Basically I am trying to incorporate speech recognition into an app that I am building. I want to be able to play a sound when the microphone button is pressed and then start recording and recognizing the audio. The problem is that when I press the button, no sound plays. Also when I run the app on my physical iPhone the sound slider in the control panel disappears. Can anybody help?
Here is my code:
class VoiceViewController: UIViewController, SFSpeechRecognizerDelegate, UITextViewDelegate {
private let speechRecognizer = SFSpeechRecognizer(locale: Locale(identifier: "en-US"))!
private var speechRecognitionRequest: SFSpeechAudioBufferRecognitionRequest?
private var speechRecognitionTask: SFSpeechRecognitionTask?
private let audioEngine = AVAudioEngine()
var audioPlayer: AVAudioPlayer = AVAudioPlayer()
var url: URL?
var recording: Bool = false
let myTextView = UITextView()
func startSession() throws {
if let recognitionTask = speechRecognitionTask {
recognitionTask.cancel()
self.speechRecognitionTask = nil
}
let audioSession = AVAudioSession.sharedInstance()
try audioSession.setCategory(AVAudioSessionCategoryRecord)
speechRecognitionRequest = SFSpeechAudioBufferRecognitionRequest()
guard let inputNode = audioEngine.inputNode else { fatalError("Audio engine has no input node") }
speechRecognitionRequest?.shouldReportPartialResults = true
speechRecognitionTask = speechRecognizer.recognitionTask(with: speechRecognitionRequest!) { result, error in
var finished = false
if let result = result {
print(result.bestTranscription.formattedString)
finished = result.isFinal
}
if error != nil || finished {
self.audioEngine.stop()
inputNode.removeTap(onBus: 0)
self.speechRecognitionRequest = nil
self.speechRecognitionTask = nil
}
}
let recordingFormat = inputNode.outputFormat(forBus: 0)

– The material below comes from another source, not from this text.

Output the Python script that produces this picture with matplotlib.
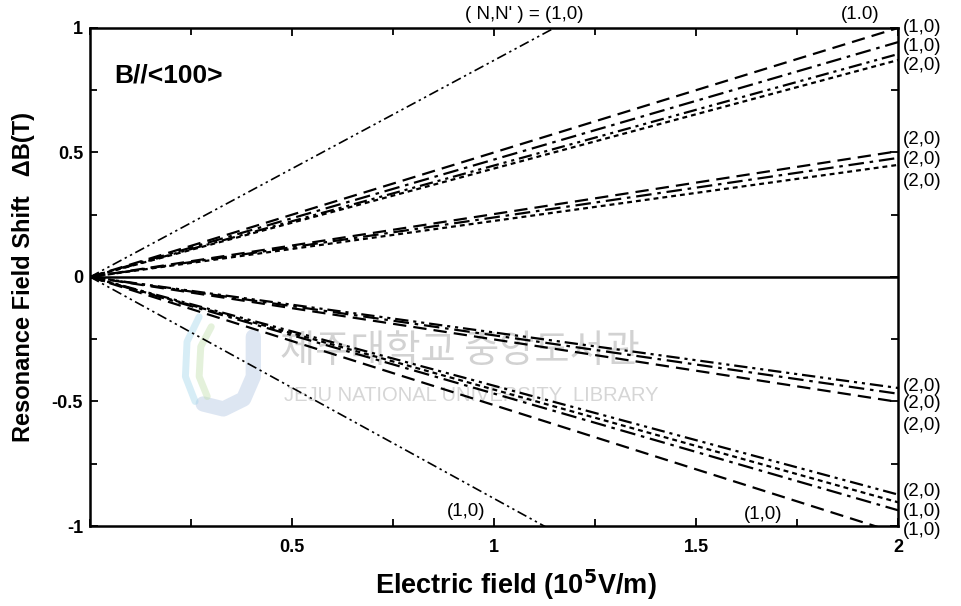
import matplotlib
matplotlib.use("Agg")
import matplotlib.pyplot as plt
from matplotlib.ticker import MultipleLocator, FixedLocator, FixedFormatter

plt.rcParams['font.family'] = ['Liberation Sans', 'DejaVu Sans']

# Electric field end points (10^5 V/m); every shift is linear in the field
field = [0.0, 2.0]

# Resonance field shift (T) at the field end points, per transition
steep_up = [0.0, 1.74]
steep_down = [0.0, -1.78]

upper_dash = [0.0, 1.00]
upper_dashdot = [0.0, 0.943]
upper_dashdotdot = [0.0, 0.895]
upper_dotted = [0.0, 0.871]

mid_dash = [0.0, 0.505]
mid_dashdot = [0.0, 0.478]
mid_dotted = [0.0, 0.450]

zero_line = [0.0, 0.0]

neg_mid_dotted = [0.0, -0.446]
neg_mid_dashdot = [0.0, -0.469]
neg_mid_dash = [0.0, -0.502]

lower_dashdotdot = [0.0, -0.874]
lower_dotted = [0.0, -0.905]
lower_dashdot = [0.0, -0.937]
lower_dash = [0.0, -1.03]

x_ticks = [0.5, 1.0, 1.5, 2.0]
x_tick_labels = ["0.5", "1", "1.5", "2"]
y_ticks = [-1.0, -0.5, 0.0, 0.5, 1.0]
y_tick_labels = ["-1", "-0.5", "0", "0.5", "1"]

# transition labels beside the right axis: (text, shift position)
right_labels = [
    ("(1,0)", 0.925), ("(2,0)", 0.85),
    ("(2,0)", 0.55), ("(2,0)", 0.47), ("(2,0)", 0.385),
    ("(2,0)", -0.44), ("(2,0)", -0.51), ("(2,0)", -0.595),
    ("(2,0)", -0.86), ("(1,0)", -0.94), ("(1,0)", -1.02),
]
top_right_label = ("(1,0)", 1.0)

DASH = (0, (6, 3.2))
DASHDOT = (0, (7, 2.6, 1.6, 2.6))
DASHDOTDOT = (0, (6, 2.2, 1.4, 2.2, 1.4, 2.2))
DOTTED = (0, (2.2, 1.8))

fig = plt.figure(figsize=(9.61, 6.06), dpi=100)
ax = fig.add_axes([0.0937, 0.132, 0.841, 0.822])

lw = 1.6
ax.plot(field, steep_up, color="black", lw=1.2, ls=DASHDOTDOT)
ax.plot(field, steep_down, color="black", lw=1.2, ls=DASHDOTDOT)

ax.plot(field, upper_dash, color="black", lw=lw, ls=DASH)
ax.plot(field, upper_dashdot, color="black", lw=lw, ls=DASHDOT)
ax.plot(field, upper_dashdotdot, color="black", lw=lw, ls=DASHDOTDOT)
ax.plot(field, upper_dotted, color="black", lw=lw, ls=DOTTED)

ax.plot(field, mid_dash, color="black", lw=lw, ls=DASH)
ax.plot(field, mid_dashdot, color="black", lw=lw, ls=DASHDOT)
ax.plot(field, mid_dotted, color="black", lw=lw, ls=DOTTED)

ax.plot(field, zero_line, color="black", lw=1.8, ls="-")

ax.plot(field, neg_mid_dotted, color="black", lw=lw, ls=DASHDOTDOT)
ax.plot(field, neg_mid_dashdot, color="black", lw=lw, ls=DASHDOT)
ax.plot(field, neg_mid_dash, color="black", lw=lw, ls=DASH)

ax.plot(field, lower_dashdotdot, color="black", lw=lw, ls=DASHDOTDOT)
ax.plot(field, lower_dotted, color="black", lw=lw, ls=DOTTED)
ax.plot(field, lower_dashdot, color="black", lw=lw, ls=DASHDOT)
ax.plot(field, lower_dash, color="black", lw=lw, ls=DASH)

ax.set_xlim(0, 2)
ax.set_ylim(-1, 1)

ax.xaxis.set_major_locator(FixedLocator(x_ticks))
ax.xaxis.set_major_formatter(FixedFormatter(x_tick_labels))
ax.yaxis.set_major_locator(FixedLocator(y_ticks))
ax.yaxis.set_major_formatter(FixedFormatter(y_tick_labels))
ax.xaxis.set_minor_locator(MultipleLocator(0.25))
ax.yaxis.set_minor_locator(MultipleLocator(0.25))
ax.tick_params(which="both", direction="in", top=True, right=True,
               width=1.3, color="black")
ax.tick_params(which="major", length=6, labelsize=13)
ax.tick_params(axis="y", which="major", pad=5)
ax.tick_params(axis="x", which="major", pad=9)
ax.tick_params(which="minor", length=5)
for lab in ax.get_xticklabels() + ax.get_yticklabels():
    lab.set_fontweight("bold")
for s in ax.spines.values():
    s.set_linewidth(1.8)

ax.set_xlabel("Electric field (10$^{\\mathbf{5}}$V/m)", fontsize=19.5,
              fontweight="bold")
ax.xaxis.set_label_coords(0.527, -0.083)
ax.set_ylabel("Resonance Field Shift   \u0394B(T)", fontsize=17,
              fontweight="bold", labelpad=12)

ax.text(0.03, 0.905, "B//<100>", fontsize=19, fontweight="bold",
        ha="left", va="center", transform=ax.transAxes)

# library watermark: emblem and name
ax.plot([0.202, 0.202, 0.19, 0.165, 0.14], [0.38, 0.30, 0.255, 0.235, 0.245],
        color="#b4c8e4", lw=11, alpha=0.45, solid_capstyle="round",
        transform=ax.transAxes, zorder=0)
ax.plot([0.135, 0.12, 0.118, 0.13], [0.42, 0.37, 0.30, 0.25],
        color="#a8d8ec", lw=5, alpha=0.45, solid_capstyle="round",
        transform=ax.transAxes, zorder=0)
ax.plot([0.15, 0.137, 0.135, 0.145], [0.40, 0.36, 0.30, 0.26],
        color="#c4e0b0", lw=5, alpha=0.45, solid_capstyle="round",
        transform=ax.transAxes, zorder=0)
ax.text(0.235, 0.35, "제주대학교 중앙도서관", fontsize=27.5, color="#d2d2d2",
        family=["Noto Sans CJK KR", "DejaVu Sans"], ha="left", va="center",
        zorder=0, transform=ax.transAxes)
ax.text(0.24, 0.262, "JEJU NATIONAL UNIVERSITY  LIBRARY", fontsize=14.5,
        color="#d6d6d6", ha="left", va="center", zorder=0,
        transform=ax.transAxes)

# transition labels
for txt, yv in right_labels:
    ax.text(2.012, yv, txt, fontsize=13.5, ha="left", va="center",
            clip_on=False)
ax.text(2.012, top_right_label[1], top_right_label[0], fontsize=13.5,
        ha="left", va="center", clip_on=False)
ax.text(1.906, 1.055, "(1.0)", fontsize=13.5, ha="center", va="center",
        clip_on=False)
ax.text(1.075, 1.052, "( N,N' ) = (1,0)", fontsize=13.5, ha="center",
        va="center", clip_on=False)
ax.text(0.93, -0.94, "(1,0)", fontsize=13.5, ha="center", va="center")
ax.text(1.665, -0.955, "(1,0)", fontsize=13.5, ha="center", va="center")

fig.savefig("out.png", dpi=100)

inputNode.installTap(onBus: 0, bufferSize: 1024, format: recordingFormat) { (buffer: AVAudioPCMBuffer, when: AVAudioTime) in
self.speechRecognitionRequest?.append(buffer)
}
audioEngine.prepare()
try audioEngine.start()
}
func stopTranscribing() {
if audioEngine.isRunning {
audioEngine.stop()
speechRecognitionRequest?.endAudio()
}
}
func btn_pressed() {
print("pressed")
if recording {
url = URL(fileURLWithPath: Bundle.main.path(forResource: "tweet", ofType: "mp3")!)
} else {
url = URL(fileURLWithPath: Bundle.main.path(forResource: "gesture", ofType: "mp3")!)
}
do {
try(audioPlayer = AVAudioPlayer(contentsOf: url!))
} catch let err {
print(err)
}
audioPlayer.play()
recording = (recording == false)
if recording == false {
stopTranscribing()
} else {
try! startSession()
}
}
override func viewDidLoad() {
super.viewDidLoad()
let button = UIButton()
button.setTitle("push me", for: UIControlState())
button.frame = CGRect(x: 10, y: 30, width: 80, height: 30)
button.addTarget(self, action: #selector(btn_pressed), for: .touchUpInside)
self.view.addSubview(button)
myTextView.frame = CGRect(x: 60, y: 100, width: 300, height: 200)
self.view.addSubview(myTextView)
// Do any additional setup after loading the view.
}
override func didReceiveMemoryWarning() {
super.didReceiveMemoryWarning()
// Dispose of any resources that can be recreated.
}
/*
// MARK: - Navigation
// In a storyboard-based application, you will often want to do a little preparation before navigation
override func prepare(for segue: UIStoryboardSegue, sender: AnyObject?) {
// Get the new view controller using segue.destinationViewController.
// Pass the selected object to the new view controller.
}
*/
}
The docs say:
AVAudioSessionCategoryRecord The category for recording audio; this category silences playback audio.
That is the only audio session category you are using, and you are setting it as soon as you start trying to play your AVAudioPlayer, so naturally you cannot hear anything. You need to think some more about being nimble and correct with your audio session. If you want to play a sound and then start recording, use a Playback category for playing the sound, and don't start recording until you are told (through the AVAudioPlayerDelegate) that the sound is finished.